Victimes, ceux qui ont participé pendant des dizaines d’années à ce système et qui, avec la crise, se rendent compte combien ont les a piégés (ou combien on leur a maquillé la réalité), devenus dépendants de plus en plus non plus de la solidarité mais des intérêts que la finance leur porte, réduisant depuis de plus en plus les possibilités qu’elle leur ‘offre’ à des choix aujourd’hui cornéliens.

Cette fois-ci, les ‘rentiers’ devront choisir quel modèle de contrat social ils souhaitent, surtout que l’échéance se rapproche à grand pas, avec l’arrivée de l’inflation, contenue tant bien que mal encore par la BCE : quel niveau d’intérêt (et donc de risques financiers à supporter) faudra-t-il exiger pour garantir ‘l’intérêt’ des ‘rentiers’, toujours défiscalisé, sûr et suffisamment rentable ?

On peut donc décider collectivement de ne plus jouer un jeu à somme nulle, à condition de ne pas jouer individuellement. De nombreuses solutions s’offrent à tous, y compris aux ‘rentiers’, notamment l’interdiction des paris sur les fluctuations des prix, mais aussi le SLAM, la limitation de l’intérêt (perçu ou versé), une démocratie plus directe et pas uniquement représentative de leurs seuls intérêts, etc.

Encore faut-il que ces mêmes ‘rentiers’ acceptent de modifier les règles.

Certains en sont conscients et ne posent la question que du ‘comment’ : à ceux-là, il faut leur dire que ce sont eux qui ont le pouvoir.

A eux d’agir : en ‘démocratie’ (libérale), ils peuvent exiger une offre politique différente.

Voir même faire la ‘grève’ de la rentabilité forcenée : l’épargne réglementée est là pour ça, jusqu’à un certain niveau il est vrai. Au-delà, on répondra qu’ils perdront de l’argent, s’ils ne le placent pas. Ce à quoi on leur répondra : combien perdrez-vous, TOUS, quand le défaut adviendra ?

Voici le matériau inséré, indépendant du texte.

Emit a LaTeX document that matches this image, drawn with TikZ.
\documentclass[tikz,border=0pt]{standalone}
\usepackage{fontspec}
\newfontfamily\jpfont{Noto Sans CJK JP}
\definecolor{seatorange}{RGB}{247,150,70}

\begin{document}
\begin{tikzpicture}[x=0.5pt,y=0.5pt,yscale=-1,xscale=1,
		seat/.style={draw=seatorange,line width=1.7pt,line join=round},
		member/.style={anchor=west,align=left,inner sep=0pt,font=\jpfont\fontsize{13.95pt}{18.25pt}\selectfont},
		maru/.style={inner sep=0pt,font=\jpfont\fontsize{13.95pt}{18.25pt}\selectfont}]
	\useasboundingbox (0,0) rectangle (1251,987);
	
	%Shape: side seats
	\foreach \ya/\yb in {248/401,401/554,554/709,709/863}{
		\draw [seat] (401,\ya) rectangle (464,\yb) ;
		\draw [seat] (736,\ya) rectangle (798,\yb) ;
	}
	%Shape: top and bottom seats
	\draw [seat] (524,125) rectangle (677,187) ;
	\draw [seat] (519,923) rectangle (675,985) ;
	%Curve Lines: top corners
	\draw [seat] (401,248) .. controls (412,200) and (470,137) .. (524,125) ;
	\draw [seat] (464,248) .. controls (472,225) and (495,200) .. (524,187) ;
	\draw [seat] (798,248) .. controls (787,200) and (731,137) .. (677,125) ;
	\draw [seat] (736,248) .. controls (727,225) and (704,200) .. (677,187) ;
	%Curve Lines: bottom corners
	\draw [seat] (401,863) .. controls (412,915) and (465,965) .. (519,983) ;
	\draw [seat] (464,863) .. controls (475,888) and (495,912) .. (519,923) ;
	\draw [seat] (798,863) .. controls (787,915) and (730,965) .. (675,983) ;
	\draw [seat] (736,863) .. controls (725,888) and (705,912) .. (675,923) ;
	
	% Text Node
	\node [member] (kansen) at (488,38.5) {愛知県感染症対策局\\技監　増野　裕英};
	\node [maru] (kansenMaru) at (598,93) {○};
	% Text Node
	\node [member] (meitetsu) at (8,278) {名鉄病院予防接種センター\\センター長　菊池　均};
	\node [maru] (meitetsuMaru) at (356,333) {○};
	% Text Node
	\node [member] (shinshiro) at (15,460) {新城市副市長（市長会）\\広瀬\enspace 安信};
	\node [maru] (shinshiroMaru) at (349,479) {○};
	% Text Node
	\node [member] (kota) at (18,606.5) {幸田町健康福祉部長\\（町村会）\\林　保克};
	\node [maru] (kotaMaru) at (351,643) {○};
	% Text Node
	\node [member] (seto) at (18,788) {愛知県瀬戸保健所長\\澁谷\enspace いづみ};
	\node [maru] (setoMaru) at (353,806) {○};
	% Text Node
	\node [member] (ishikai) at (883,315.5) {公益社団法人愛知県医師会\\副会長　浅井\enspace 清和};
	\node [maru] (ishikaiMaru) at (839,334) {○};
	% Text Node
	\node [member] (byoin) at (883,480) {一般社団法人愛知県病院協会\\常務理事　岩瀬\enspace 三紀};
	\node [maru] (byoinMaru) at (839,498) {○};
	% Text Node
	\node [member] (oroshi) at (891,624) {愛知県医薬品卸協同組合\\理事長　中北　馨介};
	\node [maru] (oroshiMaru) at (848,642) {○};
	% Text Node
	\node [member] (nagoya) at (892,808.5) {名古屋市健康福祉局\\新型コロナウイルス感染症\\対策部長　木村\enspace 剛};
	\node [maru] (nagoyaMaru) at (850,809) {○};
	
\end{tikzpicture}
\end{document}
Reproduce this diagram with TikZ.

Qui peut assurer qu’il sera plus malin que les autres, pour pouvoir s’en tirer, le moment venu et pas uniquement financièrement ?

Pour les autres, on ne peut que provoquer des débats et souhaiter qu’ils y participent.

Dans le cas contraire, je pose la question aux ‘rentiers’ les plus concernés : comment faire ?

Hormis, en démocratie, la leur imposer par la loi ?

Mais alors, comment faire, alors même qu’ils participent au maintien de ce jeu, en sont les joueurs inamovibles et tandis que la crise se rapproche d’eux y compris, pour leur faire comprendre qu’il serait aussi dans leur intérêt propre de changer les règles ?

Nous sommes donc tous complices mais certains plus que d’autres : « Dans la ferme des animaux, les animaux étaient tous égaux mais certains l’étaient plus que d’autres ».

PS : sur un point précis, il me semble que la décroissance ne résout pas la question centrale du jeu à somme nulle. Elle en réduit les impacts, ce qui est intéressant mais ne répond à la question des inégalités (surtout si cette décroissance est ‘volontaire’), sauf à faire en sorte que tous, en même temps, aient un mode de vie tellement économe que les inégalités y seront très réduites.